Читаем Неописуемое сообщество полностью

Эта взаимосвязь коммунизма и индивидуализма, осужденная самыми рьяными приверженцами контрреволюционной мысли (де Местр и т. д.), а также и Марксом, заставляет нас поставить под вопрос само понятие взаимосвязи. Но если взаимоотношения между людьми перестают быть отношениями Того же к Тому же и предполагают образ другого как нечто неустранимое и в равенстве своем диссиметричное по отношению к тем, кто его рассматривает, то тем самым навязывается совсем иной вид взаимоотношений, влекущий за собой иную форму общества, которое вряд ли можно назвать «общностью». Если же мы решим именовать его так, встанет вопрос, чем обусловлено мышление той или иной общности и, вне зависимости от того, существует оно или нет, не свидетельствует ли оно об отсутствии общности? Именно это случилось с Жоржем Батаем, который добрый десяток лет стремился — в мыслях и в реальности — к осуществлению требований общности, и в конце концов оказался, пусть не совсем в одиночку, лицом к лицу с отсутствующей общностью, всегда готовой превратиться в отсутствие общности. «Полный разлад (забвение всяких границ) есть закон отсутствия общности». Или: «Никому не позволительно принадлежать к моему отсутствию общности» (цитаты заимствованы из журнала «Против всякого ожидания»). Обратим внимание хотя бы на местоимение «мое»: каким образом отсутствие общности может считаться «моим» в том же смысле, в каком можно говорить о «моей» смерти, которая лишь разрушает всякую мою принадлежность к чему бы то ни было и в то же время возможность любого моего присвоения?

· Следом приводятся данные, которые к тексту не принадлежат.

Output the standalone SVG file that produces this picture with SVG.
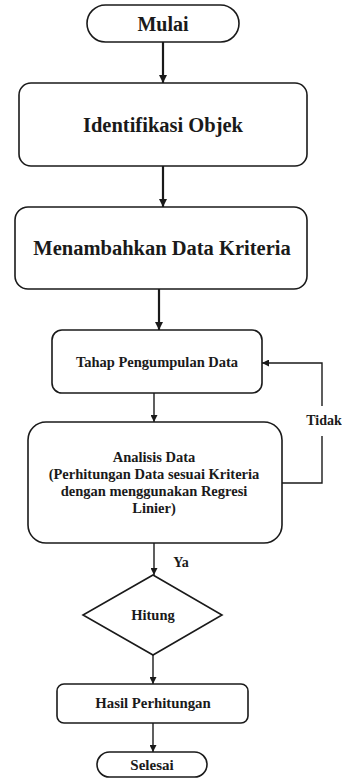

Не стану повторять рассуждении Жана-Люка Нанси, когда он показывает, что Батай «бесспорно достиг наибольших глубин в изучении судеб современной общности»: всякий пересказ неизбежно ослабляет и упрощает ход мысли, который можно изменить или даже целиком переиначить с помощью цитат из подлинного текста. Не следует, однако, упускать из виду что невозможно оставаться верным той или иной мысли, если не учитывать ее собственную неточность или изменчивость, благодаря которым она, оставаясь самой собой, не переставала становиться другой и отвечать иным потребностям: соответствуя либо историческим переменам, либо исчерпавшим себя экспериментам, которые нет смысла повторять. Потребности эти противились унификации. Нет спору, что примерно с 1930 по 1940 год слово «сообщество» поддается истолкованию легче, чем в последующие периоды, даже если публикация «Проклятой доли» и, чуть позже, «Эротизма» (где отдается предпочтение одной определенной форме общения) развивает почти аналогичные темы, которые не поддаются упорядочиванию (можно назвать и другие работы: неоконченный текст о «Верховной власти» и незавершенную «Теорию религии»). Можно сказать, что политические требования никогда не исчезали из его мыслей, но что требования эти принимали различные формы в силу внутренней или внешней необходимости. Первые же строки «Виновника» свидетельствуют об этом безо всяких оговорок. Писать под нажимом войны — это не значит писать о войне, а писать на ее горизонте, как если бы она была твоей подружкой, с которой ты делишь ложе (полагая, что она уделит тебе местечко, краешек свободы).

Для чего нужно «сообщество»

Для чего этот призыв «сообщества» или к «сообществу»? Перечисляю наугад элементы того, что было нашей историей. Различные группы (чьим прототипом обожаемым или ненавидимым — стала группа сюрреалистов); многочисленные объединения вокруг еще не существующих идей и выдающихся личностей, наделенных чрезмерностью существования: прежде всего, это постоянная память о советском государстве и предчувствие того, что уже стало фашизмом, хотя его суть, как и становление, ускользают от общепринятых определений, ставя мышление перед необходимостью сводить его к чему-то самому низкому и жалкому либо, напротив, указывать на нечто важное и поразительное, что, еще не будучи как следует обдуманным, грозит затруднить борьбу с ним — и наконец (а это могло появиться в первую очередь) социологические исследования, и очаровывающие Батая, и с самого начала служащие ему источником познания и в то же время причиной быстро подавленной ностальгии по общинным формам бытия, неосуществимость воспроизведения которых нельзя недооценивать даже в силу тех искушений, какими они нас обольщают.